- _COLLECTED DATA_
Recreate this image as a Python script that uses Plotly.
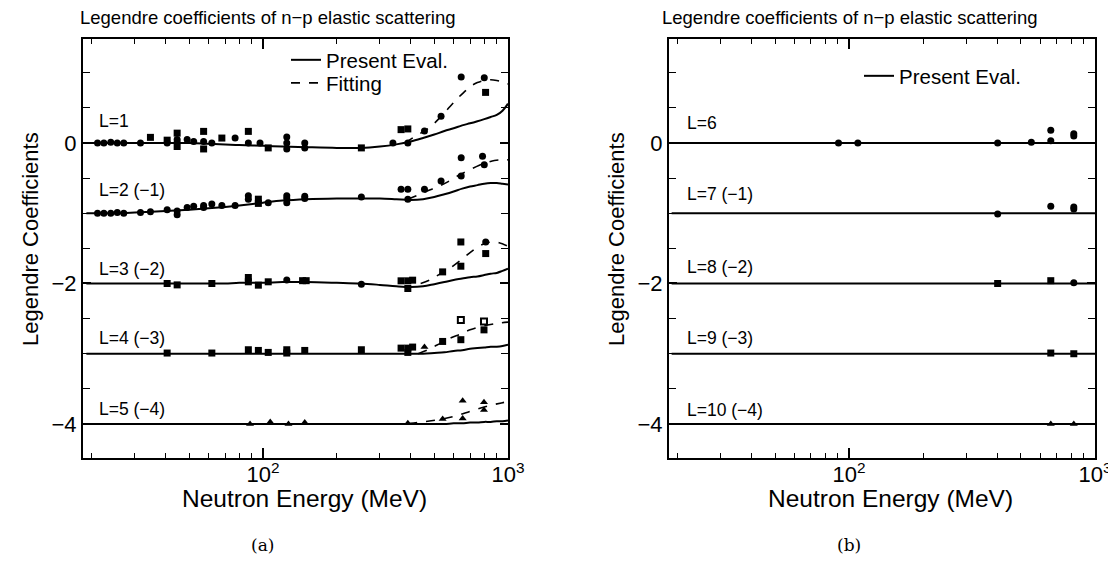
import plotly.graph_objects as go

# ---------------- data ----------------
E_curve = [19, 25, 30, 40, 50, 60, 70, 80, 100, 120, 150, 200, 250, 300, 350,
           400, 450, 500, 550, 600, 650, 700, 750, 800, 850, 900, 950, 1000]
L1_eval = [0, 0, 0, 0, 0, -0.01, -0.02, -0.03, -0.04, -0.05, -0.06, -0.07, -0.07, -0.05, -0.02,
           0.02, 0.07, 0.12, 0.17, 0.21, 0.25, 0.28, 0.31, 0.34, 0.37, 0.40, 0.46, 0.56]
L2_eval = [-1.0, -1.0, -0.99, -0.97, -0.95, -0.93, -0.91, -0.89, -0.85, -0.82, -0.80, -0.79, -0.79, -0.79, -0.80,
           -0.81, -0.80, -0.77, -0.73, -0.69, -0.65, -0.62, -0.60, -0.58, -0.57, -0.57, -0.58, -0.59]
L3_eval = [-2.0, -2.0, -2.0, -2.0, -2.0, -2.0, -2.0, -1.99, -1.99, -1.98, -1.98, -1.99, -2.0, -2.02, -2.04,
           -2.05, -2.04, -2.01, -1.98, -1.95, -1.93, -1.91, -1.90, -1.88, -1.86, -1.85, -1.82, -1.79]
L4_eval = [-3.0, -3.0, -3.0, -3.0, -3.0, -3.0, -3.0, -3.0, -3.0, -3.0, -3.0, -3.0, -3.0, -3.0, -3.0,
           -3.0, -3.0, -2.99, -2.98, -2.96, -2.95, -2.93, -2.92, -2.91, -2.90, -2.90, -2.89, -2.87]
L5_eval = [-4.0, -4.0, -4.0, -4.0, -4.0, -4.0, -4.0, -4.0, -4.0, -4.0, -4.0, -4.0, -4.0, -4.0, -4.0,
           -4.0, -4.0, -4.0, -4.0, -3.99, -3.99, -3.98, -3.98, -3.97, -3.97, -3.96, -3.96, -3.95]

# fitting curves (dashed)
L1_fit_E = [380, 420, 460, 500, 540, 580, 620, 660, 700, 750, 800, 850, 900, 950, 1000]
L1_fit = [0.0, 0.10, 0.18, 0.28, 0.40, 0.52, 0.63, 0.72, 0.80, 0.86, 0.89, 0.90, 0.89, 0.87, 0.84]
L2_fit_E = [390, 430, 470, 520, 570, 630, 700, 760, 820, 880, 950, 1000]
L2_fit = [-0.80, -0.74, -0.68, -0.62, -0.55, -0.46, -0.38, -0.32, -0.28, -0.25, -0.24, -0.24]
L3_fit_E = [440, 480, 530, 580, 640, 700, 760, 820, 870, 920, 1000]
L3_fit = [-2.0, -1.95, -1.86, -1.78, -1.67, -1.56, -1.47, -1.42, -1.41, -1.42, -1.47]
L4_fit_E = [430, 480, 530, 580, 640, 700, 780, 860, 940, 1000]
L4_fit = [-3.0, -2.93, -2.85, -2.78, -2.72, -2.66, -2.61, -2.58, -2.56, -2.55]
L5_fit_E = [330, 400, 470, 540, 620, 700, 780, 860, 940, 1000]
L5_fit = [-4.0, -3.99, -3.96, -3.93, -3.88, -3.82, -3.77, -3.73, -3.70, -3.68]

# experimental points, panel (a)
a_circ_E = [21.1, 22.4, 23.9, 25.4, 27.0, 31.6, 40.6, 44.6, 44.6, 49.0, 52.1, 57.2, 61.8, 76.9, 87.1, 97.2,
            125, 125, 125, 148, 148, 339, 390, 456, 533, 644, 800,
            21.1, 22.4, 23.9, 25.4, 27.0, 31.6, 34.7, 40.6, 44.6, 44.6, 49.0, 52.1, 57.2, 57.2, 61.8, 67.9,
            76.9, 87.1, 87.1, 105, 125, 125, 125, 148, 148, 252, 366, 390, 390, 456, 533, 644, 644, 787, 800,
            125, 252, 811]
a_circ_v = [0, 0, 0.01, 0, 0, 0, 0, 0.05, 0.01, 0.05, 0.02, 0.02, 0, 0.07, 0, 0,
            0.085, 0, -0.085, 0, -0.07, 0, 0, 0.17, 0.38, 0.94, 0.93,
            -1.0, -1.0, -1.0, -0.99, -1.0, -0.99, -0.98, -0.95, -0.97, -1.02, -0.92, -0.90, -0.89, -0.92, -0.87, -0.89,
            -0.89, -0.75, -0.80, -0.85, -0.75, -0.79, -0.85, -0.76, -0.79, -0.77, -0.66, -0.66, -0.80, -0.66, -0.54,
            -0.21, -0.47, -0.19, -0.31,
            -1.95, -2.01, -1.41]
a_sq_E = [34.7, 40.6, 44.6, 44.6, 57.2, 57.2, 67.9, 87.1, 105, 252, 366, 390, 810,
          95.7, 95.7,
          40.6, 44.6, 61.8, 87.1, 87.1, 95.7, 105, 145, 150, 366, 390, 390, 408, 541, 642, 642, 811,
          40.6, 61.8, 87.1, 95.7, 105, 125, 125, 148, 252, 366, 390, 390, 408, 541, 642, 798]
a_sq_v = [0.08, 0.04, 0.14, -0.05, 0.165, -0.085, 0.07, 0.165, -0.07, -0.07, 0.19, 0.2, 0.72,
          -0.8, -0.86,
          -2.0, -2.02, -2.0, -1.915, -1.976, -2.024, -1.976, -1.96, -1.96, -1.962, -1.962, -2.071, -1.953, -1.835,
          -1.754, -1.409, -1.574,
          -2.99, -2.99, -2.943, -2.953, -2.981, -2.943, -2.99, -2.953, -2.943, -2.92, -2.92, -2.981, -2.905,
          -2.825, -2.80, -2.66]
a_osq_E = [642, 798]
a_osq_v = [-2.518, -2.541]
a_tri_E = [88.5, 107, 127, 148, 390, 456, 541, 653, 653, 798, 798]
a_tri_v = [-4.0, -3.97, -4.0, -3.98, -3.99, -2.905, -3.93, -3.67, -3.92, -3.69, -3.80]

# panel (b)
b_E_line = [19, 1000]
b_offsets = [0, -1, -2, -3, -4]
b_circ_E = [90.6, 108.6, 402, 551, 661, 661, 820, 820, 402, 661, 820, 820, 820]
b_circ_v = [0, 0, 0, 0.01, 0.18, 0.03, 0.13, 0.10, -1.01, -0.90, -0.91, -0.94, -1.99]
b_sq_E = [402, 661, 661, 820]
b_sq_v = [-2.0, -1.96, -2.99, -3.0]
b_tri_E = [661, 820]
b_tri_v = [-4.0, -4.0]

labels_a = ["L=1", "L=2 (−1)", "L=3 (−2)", "L=4 (−3)", "L=5 (−4)"]
labels_b = ["L=6", "L=7 (−1)", "L=8 (−2)", "L=9 (−3)", "L=10 (−4)"]
label_y_a = [0.31, -0.67, -1.79, -2.77, -3.78]
label_y_b = [0.28, -0.72, -1.77, -2.77, -3.80]

x_tickvals = [100, 1000]
x_ticktext = ["10<sup>2</sup>", "10<sup>3</sup>"]
x_minor = [20, 30, 40, 50, 60, 70, 80, 90, 200, 300, 400, 500, 600, 700, 800, 900]
y_tickvals = [-4, -2, 0]
y_ticktext = ["−4", "−2", "0"]

# ---------------- figure ----------------
FONT = "Liberation Sans, Arial, sans-serif"
# the page body adds an 8 px margin; layout positions below are given in window pixels
OFF = 8
W, H = 1116 - OFF, 573 - 2 * OFF


def px(x):
    return (x - OFF) / W


def py(y):
    return 1 - (y - OFF) / H


fig = go.Figure()

evals = [L1_eval, L2_eval, L3_eval, L4_eval, L5_eval]
for i, ev in enumerate(evals):
    fig.add_trace(go.Scatter(x=E_curve, y=ev, mode="lines", line=dict(color="black", width=2, shape="spline"),
                             name="Present Eval.", showlegend=(i == 0), legend="legend",
                             xaxis="x", yaxis="y"))
fits = [(L1_fit_E, L1_fit), (L2_fit_E, L2_fit), (L3_fit_E, L3_fit), (L4_fit_E, L4_fit), (L5_fit_E, L5_fit)]
for i, (fe, fv) in enumerate(fits):
    fig.add_trace(go.Scatter(x=fe, y=fv, mode="lines",
                             line=dict(color="black", width=1.6, dash="dash", shape="spline"),
                             name="Fitting", showlegend=(i == 0), legend="legend3",
                             xaxis="x", yaxis="y"))

mk = dict(color="black", size=7)
fig.add_trace(go.Scatter(x=a_circ_E, y=a_circ_v, mode="markers", marker=dict(symbol="circle", **mk),
                         showlegend=False, xaxis="x", yaxis="y"))
fig.add_trace(go.Scatter(x=a_sq_E, y=a_sq_v, mode="markers", marker=dict(symbol="square", **mk),
                         showlegend=False, xaxis="x", yaxis="y"))
fig.add_trace(go.Scatter(x=a_osq_E, y=a_osq_v, mode="markers",
                         marker=dict(symbol="square-open", color="black", size=6, line=dict(width=2)),
                         showlegend=False, xaxis="x", yaxis="y"))
fig.add_trace(go.Scatter(x=a_tri_E, y=a_tri_v, mode="markers", marker=dict(symbol="triangle-up", **mk),
                         showlegend=False, xaxis="x", yaxis="y"))

for i, off in enumerate(b_offsets):
    fig.add_trace(go.Scatter(x=b_E_line, y=[off, off], mode="lines", line=dict(color="black", width=2),
                             name="Present Eval.", showlegend=(i == 0), legend="legend2",
                             xaxis="x2", yaxis="y2"))
fig.add_trace(go.Scatter(x=b_circ_E, y=b_circ_v, mode="markers", marker=dict(symbol="circle", **mk),
                         showlegend=False, xaxis="x2", yaxis="y2"))
fig.add_trace(go.Scatter(x=b_sq_E, y=b_sq_v, mode="markers", marker=dict(symbol="square", **mk),
                         showlegend=False, xaxis="x2", yaxis="y2"))
fig.add_trace(go.Scatter(x=b_tri_E, y=b_tri_v, mode="markers", marker=dict(symbol="triangle-up", **mk),
                         showlegend=False, xaxis="x2", yaxis="y2"))

dom_a = [px(83), px(508)]
dom_b = [px(669), px(1095)]
dom_y = [py(458), py(39)]

xax = dict(type="log", tickvals=x_tickvals, ticktext=x_ticktext,
           ticks="inside", ticklen=10, tickwidth=1.5, tickcolor="black", ticklabelstandoff=-4,
           minor=dict(tickvals=x_minor, ticks="inside", ticklen=5, tickwidth=1, tickcolor="black"),
           showline=True, linecolor="black", linewidth=2, mirror="ticks", showgrid=False, zeroline=False,
           tickfont=dict(family=FONT, size=22, color="black"))
yax = dict(range=[-4.484, 1.48], tickvals=y_tickvals, ticktext=y_ticktext,
           ticks="inside", ticklen=8, tickwidth=1.5, tickcolor="black",
           minor=dict(dtick=0.5, ticks="inside", ticklen=7, tickwidth=1.2, tickcolor="black"),
           showline=True, linecolor="black", linewidth=2, mirror="ticks", showgrid=False, zeroline=False,
           tickfont=dict(family=FONT, size=22, color="black"))

annotations = []
for txt, yv in zip(labels_a, label_y_a):
    annotations.append(dict(x=1.322, y=yv, xref="x", yref="y", text=txt, showarrow=False,
                            xanchor="left", yanchor="middle", font=dict(family=FONT, size=17.5, color="black")))
for txt, yv in zip(labels_b, label_y_b):
    annotations.append(dict(x=1.333, y=yv, xref="x2", yref="y2", text=txt, showarrow=False,
                            xanchor="left", yanchor="middle", font=dict(family=FONT, size=17.5, color="black")))
title_txt = "Legendre coefficients of n−p elastic scattering"


def pa(x, y, text, size, family=FONT, angle=0):
    return dict(x=px(x), y=py(y), xref="paper", yref="paper", text=text, showarrow=False,
                xanchor="center", yanchor="middle", textangle=angle,
                font=dict(family=family, size=size, color="black"))


annotations += [
    pa(268, 18, title_txt, 18.5),
    pa(850, 18, title_txt, 18.5),
    pa(31, 239, "Legendre Coefficients", 22, angle=-90),
    pa(617, 239, "Legendre Coefficients", 22, angle=-90),
    pa(304, 498, "Neutron Energy (MeV)", 24.5),
    pa(890, 498, "Neutron Energy (MeV)", 24.5),
    pa(262, 545, "(a)", 17, family="DejaVu Serif, serif"),
    pa(849, 545, "(b)", 17, family="DejaVu Serif, serif"),
]

leg_common = dict(xanchor="left", yanchor="top", bgcolor="rgba(0,0,0,0)",
                  font=dict(family=FONT, size=20.5, color="black"), itemwidth=30)
fig.update_layout(
    width=W, height=H, margin=dict(l=0, r=0, t=0, b=0, autoexpand=False),
    paper_bgcolor="white", plot_bgcolor="white",
    xaxis=dict(domain=dom_a, anchor="y", range=[1.265, 3.0], **xax),
    yaxis=dict(domain=dom_y, anchor="x", **yax),
    xaxis2=dict(domain=dom_b, anchor="y2", range=[1.268, 3.0], **xax),
    yaxis2=dict(domain=dom_y, anchor="x2", **yax),
    legend=dict(x=px(286), y=py(40), **leg_common),
    legend3=dict(x=px(286), y=py(63), **leg_common),
    legend2=dict(x=px(859), y=py(56), **leg_common),
    annotations=annotations,
)

fig.write_html("out.html")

- _TASK BRIEF_
Up to and including the line with "import plotly.graph_objects as go", copy the data above from its first line. Skip pictures.

- _SOLUTION BELOW_
Recreate this image as a Python script that uses Plotly.
import plotly.graph_objects as go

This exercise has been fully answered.